The synchronization between internal rule sets and the emerging global rule set
Wednesday, April 11, 2007 at 5:13AM
Thomas P.M. Barnett


ARTICLE: "India's Edge Goes Beyond Outsourcing," by Anand Giridharadas, New York Times, 4 April 2007, p. C1.

ARTICLE: "Vermont Becomes 'Offshore' Insurance Haven," by Lynnley Browning, New York Times, 4 April 2007, p. C1.

ARTICLE: "Seeking a Fix, by Russian Satellite: A Challenge to America's Global Positioning System," by Andrew E. Kramer, New York Times, 4 April 2007, p. C1.

Interesting trio describing globalization's irresistible forces.

India, in a flat world, redefines the question of reasonably accessed labor pool.

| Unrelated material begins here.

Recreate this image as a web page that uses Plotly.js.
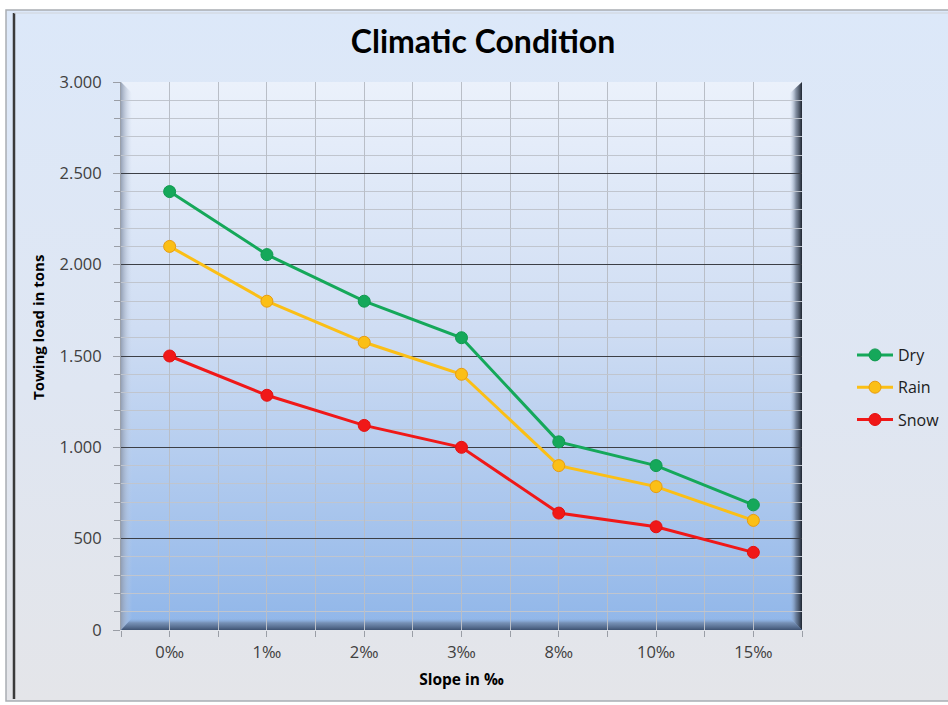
<!DOCTYPE html>
<html>
<head>
<meta charset="utf-8">
<script src="https://cdn.plot.ly/plotly-3.0.1.min.js"></script>
<style>html,body{margin:0;padding:0;background:#fff;}#chart{width:948px;height:705px;}</style>
</head>
<body>
<div id="chart"></div>
<script>
// ---- data ----
const categories = ['0‰', '1‰', '2‰', '3‰', '8‰', '10‰', '15‰'];
const dry  = [2400, 2055, 1800, 1600, 1030, 900, 685];
const rain = [2100, 1800, 1575, 1400, 900, 785, 600];
const snow = [1500, 1285, 1120, 1000, 640, 565, 425];
const seriesNames = ['Dry', 'Rain', 'Snow'];

// ---- layout geometry ----
const W = 948, H = 705;
const ML = 121, MR = 146, MT = 82, MB = 75;
const PW = W - ML - MR, PH = H - MT - MB;
const PX0 = ML, PX1 = W - MR, PY0 = MT, PY1 = H - MB;

const svg = `<svg xmlns='http://www.w3.org/2000/svg' width='${W}' height='${H}' viewBox='0 0 ${W} ${H}' preserveAspectRatio='none'>
<defs>
<linearGradient id='bg' x1='0' y1='0' x2='0' y2='1'>
<stop offset='0' stop-color='#dce8f9'/><stop offset='0.55' stop-color='#dfe6f2'/><stop offset='1' stop-color='#e4e5e9'/></linearGradient>
<linearGradient id='pa' x1='0' y1='0' x2='0' y2='1'>
<stop offset='0' stop-color='#ebf1fb'/><stop offset='0.45' stop-color='#cfddf3'/><stop offset='1' stop-color='#90b6e9'/></linearGradient>
<linearGradient id='lb' x1='0' y1='0' x2='1' y2='0'>
<stop offset='0' stop-color='#8f9bb0' stop-opacity='0.9'/><stop offset='1' stop-color='#c8d4e8' stop-opacity='0'/></linearGradient>
<linearGradient id='bb' x1='0' y1='1' x2='0' y2='0'>
<stop offset='0' stop-color='#3e5272'/><stop offset='0.6' stop-color='#6f86a8' stop-opacity='0.8'/><stop offset='1' stop-color='#90b6e9' stop-opacity='0'/></linearGradient>
<linearGradient id='rb' x1='1' y1='0' x2='0' y2='0'>
<stop offset='0' stop-color='#1e2530'/><stop offset='0.5' stop-color='#56647a' stop-opacity='0.7'/><stop offset='1' stop-color='#a0b4d0' stop-opacity='0'/></linearGradient>
</defs>
<rect x='0' y='0' width='${W}' height='${H}' fill='#ffffff'/>
<rect x='6' y='10' width='${W + 20}' height='${H - 14}' fill='url(#bg)' stroke='#a9adb3' stroke-width='1.5'/>
<line x1='14' y1='13' x2='14' y2='${H - 6}' stroke='#3a3a3a' stroke-width='2.5'/>
<line x1='14' y1='13' x2='${W}' y2='13' stroke='#d0d4da' stroke-width='1'/>
<rect x='${PX0}' y='${PY0}' width='${PW}' height='${PH}' fill='url(#pa)'/>
<polygon points='${PX0},${PY0} ${PX0 + 11},${PY0 + 11} ${PX0 + 11},${PY1 - 12} ${PX0},${PY1}' fill='url(#lb)'/>
<polygon points='${PX0},${PY1} ${PX0 + 11},${PY1 - 12} ${PX1 - 12},${PY1 - 12} ${PX1},${PY1}' fill='url(#bb)'/>
<polygon points='${PX1},${PY0} ${PX1 - 12},${PY0 + 11} ${PX1 - 12},${PY1 - 12} ${PX1},${PY1}' fill='url(#rb)'/>
</svg>`;

const xs = categories.map((_, i) => i);
const colors = ['#15a85a', '#fbbf16', '#f01818'];
const edge = ['#0f9a4f', '#e89c10', '#e41010'];
const values = [dry, rain, snow];

const traces = values.map((v, k) => ({
  type: 'scatter', mode: 'lines+markers',
  name: seriesNames[k], x: xs, y: v,
  legendgroup: 'g' + k,
  line: {color: colors[k], width: 3},
  marker: {color: colors[k], size: 12, line: {color: edge[k], width: 1}},
  hoverinfo: 'y+name'
}));

const FONT = '"Open Sans", "Noto Sans", sans-serif';
const tickFont = {family: FONT, size: 16.5, color: '#404040'};

const layout = {
  width: W, height: H,
  margin: {l: ML, r: MR, t: MT, b: MB, pad: 0, autoexpand: false},
  paper_bgcolor: '#ffffff',
  plot_bgcolor: 'rgba(0,0,0,0)',
  separators: ',.',
  showlegend: true,
  title: {
    text: '<b>Climatic Condition</b>',
    font: {family: 'Lato, "Open Sans", sans-serif', size: 32, color: '#000'},
    xref: 'container', yref: 'container',
    x: 483 / W, y: 1 - 42 / H, xanchor: 'center', yanchor: 'middle'
  },
  xaxis: {
    range: [-0.5, categories.length - 0.5],
    tickvals: xs, ticktext: categories,
    tickfont: tickFont,
    ticks: 'outside', ticklen: 6, tickcolor: '#9a9ea6', tickwidth: 1,
    ticklabelstandoff: 1,
    showgrid: true, gridcolor: '#b9bec7', gridwidth: 1,
    minor: {dtick: 0.5, tick0: -0.5, showgrid: true, gridcolor: '#b9bec7', gridwidth: 1,
            ticks: 'outside', ticklen: 6, tickcolor: '#9a9ea6'},
    showline: false, zeroline: false, fixedrange: true,
    title: {text: '<b>Slope in ‰</b>', font: {family: FONT, size: 15.5, color: '#000'}, standoff: 12}
  },
  yaxis: {
    range: [0, 3000], dtick: 500, tick0: 0,
    tickformat: ',d',
    tickfont: tickFont,
    ticks: 'outside', ticklen: 7, tickcolor: '#9a9ea6', tickwidth: 1,
    ticklabelstandoff: 8,
    showgrid: true, gridcolor: '#3c3f46', gridwidth: 1,
    minor: {dtick: 100, showgrid: true, gridcolor: '#c0c5ce', gridwidth: 1,
            ticks: 'outside', ticklen: 6, tickcolor: '#9a9ea6'},
    showline: true, linecolor: '#9aa0aa', linewidth: 1,
    zeroline: false, fixedrange: true
  },
  legend: {
    x: (852 - ML) / PW, y: (PY1 - 338) / PH, xanchor: 'left', yanchor: 'top',
    bgcolor: 'rgba(0,0,0,0)', borderwidth: 0,
    font: {family: FONT, size: 16, color: '#202020'},
    itemwidth: 36,
    traceorder: 'grouped', tracegroupgap: 8.5
  },
  annotations: [{
    text: '<b>Towing load in tons</b>', textangle: -90, showarrow: false,
    xref: 'paper', yref: 'paper',
    x: (38 - ML) / PW, y: (PY1 - 328) / PH, xanchor: 'center', yanchor: 'middle',
    font: {family: FONT, size: 15, color: '#000'}
  }],
  images: [{
    source: 'data:image/svg+xml;charset=utf-8,' + encodeURIComponent(svg),
    xref: 'paper', yref: 'paper',
    x: -ML / PW, y: 1 + MT / PH, sizex: W / PW, sizey: H / PH,
    xanchor: 'left', yanchor: 'top', sizing: 'stretch', layer: 'below'
  }]
};

Plotly.newPlot('chart', traces, layout, {displayModeBar: false, staticPlot: true});
</script>
</body>
</html>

So what must be the U.S. response?

It must make parts of America, wonderfully fungible in the form of these things we call states, into competitive images of the competition, and thus the sourcecode of globalization itself is increasingly recast in the form of the once-student, now master--the global rule set that none control but some can at times lead in terms of new definitions.

We clearly did that on GPS for a long time, but we naturally attract competition in that process (GLONASS revived!), and so the great game simply enters another phase.